Beginning in the 2012-13 academic year, Maryville High School will consist of 10th through 12th grades, the middle school will have 8th and 9th grades and elementary schools will have kindergarten through third grades. What will happen at the intermediate schools has still not been decided.
The Maryville City School Board voted unanimously on Monday, Dec. 13, to reconfigure grades to alleviate overcrowding at the high school. What they didn’t decide on was how the intermediate schools - the current Maryville Intermediate School and the Coulter Grove Intermediate School under construction.
Schools director Stephanie Thompson said the system will be very deliberate about researching the best way to configure the intermediate schools. “We’ve got the staff with the knowledge about social and academic development and we’re going to spend a great deal of time on research to provide recommendations for you,” she said to the board members.
Thompson said the intermediate school configuration will be decided in late January or early February.
School board chair Christi Sayles said reconfiguring gives the school system more alternatives, and the school system will proceed diligently in determining how the intermediate schools are configured. “Our central office and leadership teams have been deliberate and thoughtful, and we have opportunities we didn’t have before,” she said.
Board member Doug Jenkins thanked everyone who shared their concerns about reconfiguring. Several shared concerns about intermediate schools where fourth grade students would be in the same building as seventh grade students. “We want you to know we’re going to be very intentional,” he said.
Board secretary Denny Garner said told those gathered in a classroom at Maryville Middle School to not be discouraged. “It’s a constant process and a constant evaluation, and we’re constantly researching,” he said of how the school system will handle the setting up the intermediate schools.
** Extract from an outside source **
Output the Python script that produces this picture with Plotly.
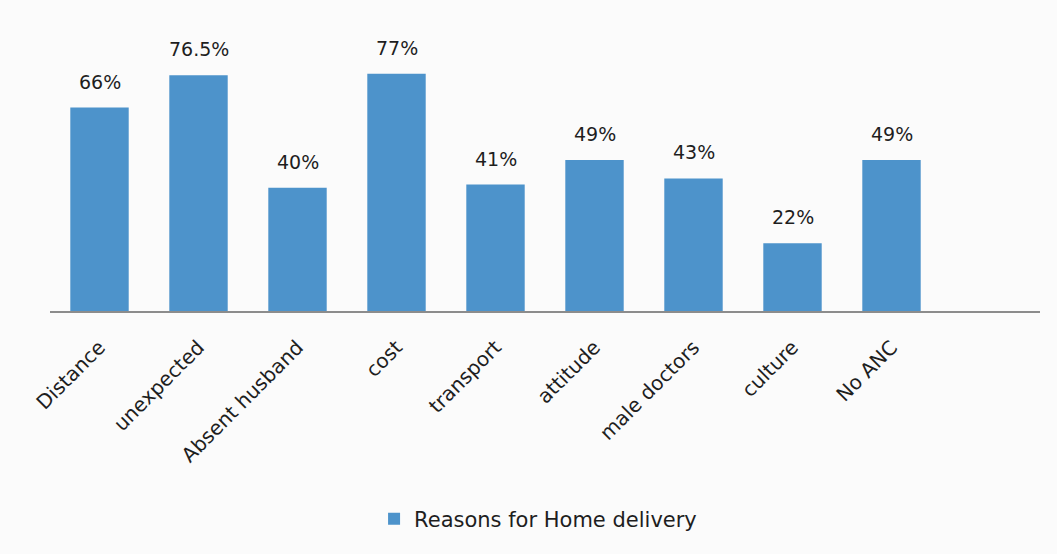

Board member Bethany Pope said she liked the 10-12 configuration at the high school but was also concerned about the intermediate schools. “I share your concerns about fourth through seventh grades together at the intermediate schools,” she said. “I understand, and I know a lot of hard work is being put into this.”
Charles West said hearing input from the parents was important. “I appreciate everyone of you putting in your 2-cents in and participating,” he said.
Chris Leguax, a Fort Craig School parent represents the schools Parental Advisory Board, and was at the school board meeting. He said the recently broached idea of closing Fort Craig to help cover the cost of opening Coulter Grove Intermediate School wasn’t prudent because keeping all the elementary schools open would prevent overcrowding for years go come. “If we lose an elementary school, it will put pressure back on teachers and students,” he said. “It’s really not a Fort Craig issue, it’s a system issue.”